According to Hagerty, the 1997 to 2001 Integra sold around 50,000 units per year. They continue to claim that the "engines were essentially hand-built," just like those from AMG. The engine "wasn’t powerful on paper, but it was intoxicating". Haggerty cites the VTEC system which delivers peak power just 400 rpm short of the 8400 rpm redline. Just like the VTEc powered Civic and S2000 models, the Integra Type R is a car that drivers have to drive hard to get the most from them.
How Do You Maintain The Acura Integra Type R?
The third-generation Integra left production in 2001, so did the Type R that used this coupe as a base. Even the newest Integra Type R models are now over twenty years old. So those models that are from the start of production are even older. Acura's first examples of the model started in the Japanese market in 1993 and sold in the United States in 1995. At the same time, not only did the Honda group produce iconic vehicles like the EK9 Honda Civic. But the Integra faced off vehicles from Nissan like the Silvia and Toyota's Celica. The same issues that plague this vintage of JDM cars apply to the Integra Type R. Poor quality modification, rust are potential problems. At over twenty years old, certain unpredictable issues will occur as well, for example, engine hoses may break and leave a driver stranded.

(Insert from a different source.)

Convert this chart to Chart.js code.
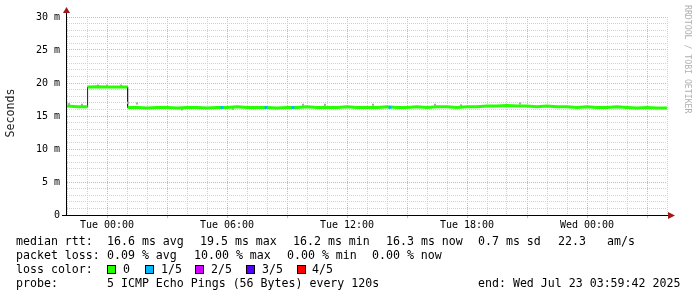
<!DOCTYPE html>
<html>
<head>
<title>Smokeping</title>
<script src="https://cdn.jsdelivr.net/npm/chart.js@4.4.0/dist/chart.umd.min.js"></script>
<style>body{margin:0;background:#fff;}</style>
</head>
<body>
<canvas id="myChart" width="697" height="297"></canvas>
<script>
// hours relative to Tue 00:00, median rtt in ms
var medianHours = [-2.0, -1.5, -0.97, -0.97, -0.5, 0.0, 0.5, 1.03, 1.03, 1.5, 2.0, 2.5, 3.0, 3.5, 4.0, 4.5, 5.0, 5.5,
  6.0, 6.5, 7.0, 7.5, 8.0, 8.5, 9.0, 9.5, 10.0, 10.5, 11.0, 11.5, 12.0, 12.5, 13.0, 13.5, 14.0, 14.5,
  15.0, 15.5, 16.0, 16.5, 17.0, 17.5, 18.0, 18.5, 19.0, 19.5, 20.0, 20.5, 21.0, 21.5, 22.0, 22.5, 23.0, 23.5,
  24.0, 24.5, 25.0, 25.5, 26.0, 26.5, 27.0, 27.5, 28.0];
var medianMs = [16.5, 16.4, 16.4, 19.4, 19.45, 19.4, 19.4, 19.4, 16.3, 16.3, 16.2, 16.3, 16.3, 16.2, 16.3, 16.3, 16.2, 16.3,
  16.3, 16.4, 16.3, 16.3, 16.3, 16.2, 16.3, 16.3, 16.4, 16.3, 16.3, 16.3, 16.4, 16.3, 16.3, 16.3, 16.4, 16.3,
  16.3, 16.4, 16.3, 16.4, 16.4, 16.3, 16.4, 16.4, 16.5, 16.5, 16.6, 16.5, 16.5, 16.4, 16.5, 16.4, 16.4, 16.3,
  16.4, 16.3, 16.3, 16.4, 16.3, 16.2, 16.3, 16.2, 16.2];
// smoke samples (grey)
var smokeHours = [-1.9, -1.25, -0.45, 0.0, 0.7, 1.05, 1.5, 3.75, 6.3, 9.8, 10.9, 13.3, 16.4, 17.7, 20.65];
var smokeMs = [16.8, 16.7, 19.6, 19.6, 19.6, 17.0, 16.9, 16.0, 16.1, 16.7, 16.7, 16.7, 16.7, 16.6, 16.9];
// samples with 1/5 loss
var loss1Hours = [5.75, 7.95, 9.3, 14.15];
var loss1Ms = [16.3, 16.3, 16.3, 16.3];

var labelHours = [0, 6, 12, 18, 24];
var timeLabels = ['Tue 00:00', 'Tue 06:00', 'Tue 12:00', 'Tue 18:00', 'Wed 00:00'];

var lossNames = ['0', '1/5', '2/5', '3/5', '4/5'];
var lossColors = ['#26ff00', '#00b8ff', '#d400ff', '#5500ff', '#ff0000'];

var legendLines = [
  ['median rtt:', '16.6 ms avg', '19.5 ms max', '16.2 ms min', '16.3 ms now', '0.7 ms sd', '22.3', 'am/s'],
  ['packet loss:', '0.09 % avg', '10.00 % max', '0.00 % min', '0.00 % now'],
  ['loss color:'],
  ['probe:', '5 ICMP Echo Pings (56 Bytes) every 120s', 'end: Wed Jul 23 03:59:42 2025']
];
var legendX = [
  [16, 107, 200, 293, 386, 478, 558, 607],
  [16, 107, 194, 287, 372],
  [16],
  [16, 107, 478]
];

function pts(xs, ys) { return xs.map(function (x, i) { return {x: x, y: ys[i]}; }); }

var MONO = 'DejaVu Sans Mono';
var PINK = '#e9abab';
var GREY = '#d2d2d2';

var decor = {
  id: 'decor',
  afterDraw: function (chart) {
    var ctx = chart.ctx, xs = chart.scales.x;
    var a = chart.chartArea;
    ctx.save();
    // axes
    ctx.strokeStyle = '#000';
    ctx.lineWidth = 1;
    ctx.beginPath();
    ctx.moveTo(62, a.bottom + 0.5); ctx.lineTo(668, a.bottom + 0.5);
    ctx.moveTo(a.left - 0.5, a.bottom + 1); ctx.lineTo(a.left - 0.5, 13);
    ctx.stroke();
    // small major ticks below x axis
    ctx.strokeStyle = PINK;
    ctx.beginPath();
    for (var h = -2; h <= 28; h++) {
      if (h % 3 === 0) {
        var px = Math.round(xs.getPixelForValue(h)) + 0.5;
        ctx.moveTo(px, a.bottom + 1); ctx.lineTo(px, a.bottom + 3);
      }
    }
    ctx.stroke();
    // arrows
    ctx.fillStyle = '#a01818';
    ctx.beginPath();
    ctx.moveTo(a.left - 0.5, 7); ctx.lineTo(a.left - 4, 13); ctx.lineTo(a.left + 3, 13); ctx.closePath();
    ctx.fill();
    ctx.beginPath();
    ctx.moveTo(675, a.bottom + 0.5); ctx.lineTo(668, a.bottom - 3); ctx.lineTo(668, a.bottom + 4); ctx.closePath();
    ctx.fill();

    // y title
    ctx.fillStyle = '#222';
    ctx.font = '11.6px "' + MONO + '"';
    ctx.textAlign = 'center';
    ctx.textBaseline = 'middle';
    ctx.save();
    ctx.translate(11, 113);
    ctx.rotate(-Math.PI / 2);
    ctx.fillText('Seconds', 0, 0);
    ctx.restore();

    // watermark
    ctx.save();
    ctx.fillStyle = '#b0b0b0';
    ctx.font = '8.2px "' + MONO + '"';
    ctx.textAlign = 'left';
    ctx.textBaseline = 'alphabetic';
    ctx.translate(685, 5);
    ctx.rotate(Math.PI / 2);
    ctx.fillText('RRDTOOL / TOBI OETIKER', 0, 0);
    ctx.restore();

    // legend
    ctx.fillStyle = '#000';
    ctx.textAlign = 'left';
    ctx.textBaseline = 'alphabetic';
    ctx.font = '11.6px "' + MONO + '"';
    var base = [245, 259, 273, 287];
    legendLines.forEach(function (line, i) {
      line.forEach(function (t, j) { ctx.fillText(t, legendX[i][j], base[i]); });
    });
    var boxX = [107, 145, 195, 246, 297];
    var labX = [123, 161, 211, 262, 312];
    lossNames.forEach(function (n, i) {
      ctx.fillStyle = lossColors[i];
      ctx.fillRect(boxX[i], 265, 9, 9);
      ctx.strokeStyle = '#000';
      ctx.strokeRect(boxX[i] + 0.5, 265.5, 8, 8);
      ctx.fillStyle = '#000';
      ctx.fillText(n, labX[i], 273);
    });
    ctx.restore();
  }
};

var ctx = document.getElementById('myChart').getContext('2d');
var chart = new Chart(ctx, {
  type: 'line',
  data: {
    datasets: [
      { label: 'loss 1/5', data: pts(loss1Hours, loss1Ms), showLine: false, pointStyle: 'rect',
        pointRadius: 2, backgroundColor: lossColors[1], borderWidth: 0, order: 0 },
      { label: 'median', data: pts(medianHours, medianMs), borderColor: lossColors[0], borderWidth: 3,
        pointRadius: 0, order: 1,
        segment: { borderColor: function (c) { return c.p0.parsed.x === c.p1.parsed.x ? 'rgba(0,0,0,0)' : undefined; } } },
      { label: 'smoke', data: pts(smokeHours, smokeMs), showLine: false, pointStyle: 'rect',
        pointRadius: 1.5, backgroundColor: '#a8a8a8', borderWidth: 0, order: 2 },
      { label: 'median line', data: pts(medianHours, medianMs), borderColor: '#202020', borderWidth: 1,
        pointRadius: 0, order: 3 }
    ]
  },
  options: {
    responsive: false,
    animation: false,
    events: [],
    layout: { padding: { top: 17, right: 30, bottom: 0, left: 0 } },
    plugins: { legend: { display: false }, tooltip: { enabled: false } },
    scales: {
      x: {
        type: 'linear', min: -2, max: 28,
        afterFit: function (s) { s.height = 82; },
        ticks: { stepSize: 1, autoSkip: false, maxRotation: 0, padding: 4, color: '#000',
          font: { family: MONO, size: 10 },
          callback: function (v) { var k = labelHours.indexOf(v); return k >= 0 ? timeLabels[k] : ''; } },
        grid: { drawTicks: false, color: function (c) { return c.tick.value % 3 === 0 ? PINK : GREY; } },
        border: { display: false, dash: [1, 1] }
      },
      y: {
        min: 0, max: 30,
        afterFit: function (s) { s.width = 67; },
        ticks: { stepSize: 1, autoSkip: false, padding: 7, color: '#000',
          font: { family: MONO, size: 10 },
          callback: function (v) { return v % 5 === 0 ? (v === 0 ? '0' : v + ' m') : ''; } },
        grid: { drawTicks: false, color: function (c) { return c.tick.value % 5 === 0 ? PINK : GREY; } },
        border: { display: false, dash: [1, 1] }
      }
    }
  },
  plugins: [decor]
});
</script>
</body>
</html>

With such an advanced age, plenty of examples on the used market have high mileages. At 90,000 miles, the timing belt and water pump need replacement. Without less reputable modification, a prospective buyer doesn't have to expect much in terms of peculiar servicing. It's important to notice how original the car, a buyer is looking at it. Checking VINs is an easy way to do this. If these don't match, something is definitely up. Crashed, repaired, and returned to the road, some Integras will have hidden pasts that could easily create mechanical nightmares.

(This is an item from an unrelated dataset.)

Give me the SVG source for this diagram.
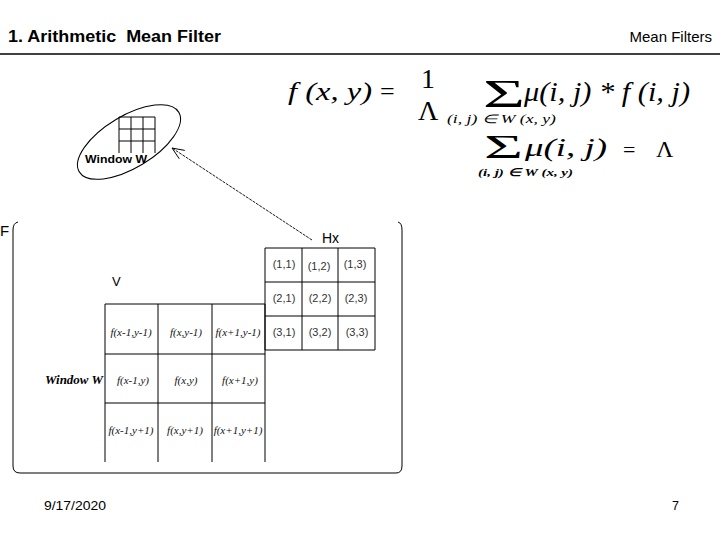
<svg xmlns="http://www.w3.org/2000/svg" width="720" height="540" viewBox="0 0 720 540">
<style>
.sans{font-family:"Liberation Sans",Arial,sans-serif;fill:#000}
.ser{font-family:"Liberation Serif","Times New Roman",serif;fill:#000}
.it{font-style:italic}
.ln{stroke:#000;stroke-width:1;fill:none}
.cell{font-family:"Liberation Serif","Times New Roman",serif;font-style:italic;font-size:11px;text-anchor:middle;fill:#111}
.hx{font-family:"Liberation Sans",Arial,sans-serif;font-size:11px;text-anchor:middle;fill:#333}
</style>
<defs>
<marker id="arr" markerWidth="14" markerHeight="12" refX="13" refY="6" orient="auto" markerUnits="userSpaceOnUse">
<path d="M1,1 L13,6 L1,11" fill="none" stroke="#000" stroke-width="0.9"/>
</marker>
</defs>
<rect width="720" height="540" fill="#fff"/>
<g id="header">
<text class="sans" x="8" y="42" font-size="16" font-weight="bold" xml:space="preserve" style="white-space:pre" textLength="213" lengthAdjust="spacingAndGlyphs">1. Arithmetic  Mean Filter</text>
<text class="sans" x="712" y="42" font-size="15" text-anchor="end">Mean Filters</text>
<line x1="0" y1="54" x2="720" y2="54" stroke="#000" stroke-width="1.3"/>
</g>
<g id="formula1">
<text class="ser it" x="288" y="100" font-size="26" textLength="84" lengthAdjust="spacingAndGlyphs">f (x, y)</text>
<text class="ser" x="380" y="100" font-size="26">=</text>
<text class="ser" x="421" y="88" font-size="28">1</text>
<text class="ser" x="418" y="120" font-size="28">Λ</text>
<text class="ser" x="483" y="107" font-size="40" textLength="42" lengthAdjust="spacingAndGlyphs">Σ</text>
<text class="ser it" x="524" y="101" font-size="28" textLength="166" lengthAdjust="spacingAndGlyphs">μ(i, j) * f (i, j)</text>
<text class="ser it" x="447" y="123" font-size="12" textLength="109" lengthAdjust="spacingAndGlyphs">(i, j) ∈ W (x, y)</text>
</g>
<g id="formula2">
<text class="ser" x="484" y="158" font-size="34" textLength="39" lengthAdjust="spacingAndGlyphs">Σ</text>
<text class="ser it" x="525" y="156" font-size="26" textLength="82" lengthAdjust="spacingAndGlyphs">μ(i, j)</text>
<text class="ser" x="623" y="157" font-size="22">=</text>
<text class="ser" x="656" y="157" font-size="24">Λ</text>
<text class="ser it" x="478" y="176" font-size="11" font-weight="bold" textLength="95" lengthAdjust="spacingAndGlyphs">(i, j) ∈ W (x, y)</text>
</g>
<g id="small-window">
<ellipse cx="129" cy="142" rx="58" ry="26" transform="rotate(-31 129 142)" class="ln"/>
<path class="ln" d="M119,117 H155 M119,129 H155 M119,141 H155 M119,117 V153 M131,117 V153 M143,117 V153 M155,117 V153"/>
<text class="sans" x="85" y="163" font-size="10.5" font-weight="bold" textLength="62" lengthAdjust="spacingAndGlyphs">Window W</text>
</g>
<g id="connectors">
<line x1="312" y1="240" x2="172" y2="148" stroke="#000" stroke-width="0.9" stroke-dasharray="3,1" marker-end="url(#arr)"/>
</g>
<g id="frame">
<path class="ln" d="M18,222 Q13,223 13,230 L13,466 Q13,473 20,473 L396,473 Q402,473 402,466 L402,230 Q402,223 398,222"/>
<text class="sans" x="0" y="236" font-size="15">F</text>
</g>
<g id="hx-grid">
<text class="sans" x="322" y="243" font-size="14">Hx</text>
<path class="ln" d="M265,248 H375 M265,282 H375 M265,316 H375 M265,350 H375 M265,248 V350 M302,248 V350 M338,248 V350 M375,248 V350"/>
<text class="hx" x="284" y="268">(1,1)</text>
<text class="hx" x="319" y="270">(1,2)</text>
<text class="hx" x="355" y="268">(1,3)</text>
<text class="hx" x="284" y="302">(2,1)</text>
<text class="hx" x="320" y="302">(2,2)</text>
<text class="hx" x="356" y="302">(2,3)</text>
<text class="hx" x="284" y="336">(3,1)</text>
<text class="hx" x="320" y="336">(3,2)</text>
<text class="hx" x="357" y="336">(3,3)</text>
</g>
<g id="v-label">
<text class="sans" x="112" y="286" font-size="13" fill="#222">V</text>
</g>
<g id="window-grid">
<path class="ln" d="M105,304 H265 M105,354 H265 M105,403 H265 M105,304 V462 M158,304 V462 M212,304 V462 M265,304 V462"/>
<text class="cell" x="131" y="336">f(x-1,y-1)</text>
<text class="cell" x="186" y="336">f(x,y-1)</text>
<text class="cell" x="238" y="336">f(x+1,y-1)</text>
<text class="cell" x="133" y="384">f(x-1,y)</text>
<text class="cell" x="186" y="384">f(x,y)</text>
<text class="cell" x="240" y="384">f(x+1,y)</text>
<text class="cell" x="131" y="434">f(x-1,y+1)</text>
<text class="cell" x="185" y="434">f(x,y+1)</text>
<text class="cell" x="238" y="434">f(x+1,y+1)</text>
<text class="ser it" x="45" y="384" font-size="11.5" font-weight="bold" textLength="58" lengthAdjust="spacingAndGlyphs">Window W</text>
</g>
<g id="footer">
<text class="sans" x="44" y="510" font-size="12.5" textLength="62" lengthAdjust="spacingAndGlyphs">9/17/2020</text>
<text class="sans" x="672" y="510" font-size="12.5">7</text>
</g>
</svg>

According to Hagerty, the Type R gives you one more thing to check. Throughout the vehicle are plenty of Type R branded parts shift knob, series number, and five-lug wheels. If all these original parts are in place and the car is a clean unmodified example, prices could significantly raise the average figure from Classic. However, with the car an entry-level luxury offering, owners daily drove, raced, and modified these cars. So don't expect to find a pristine example up for sale.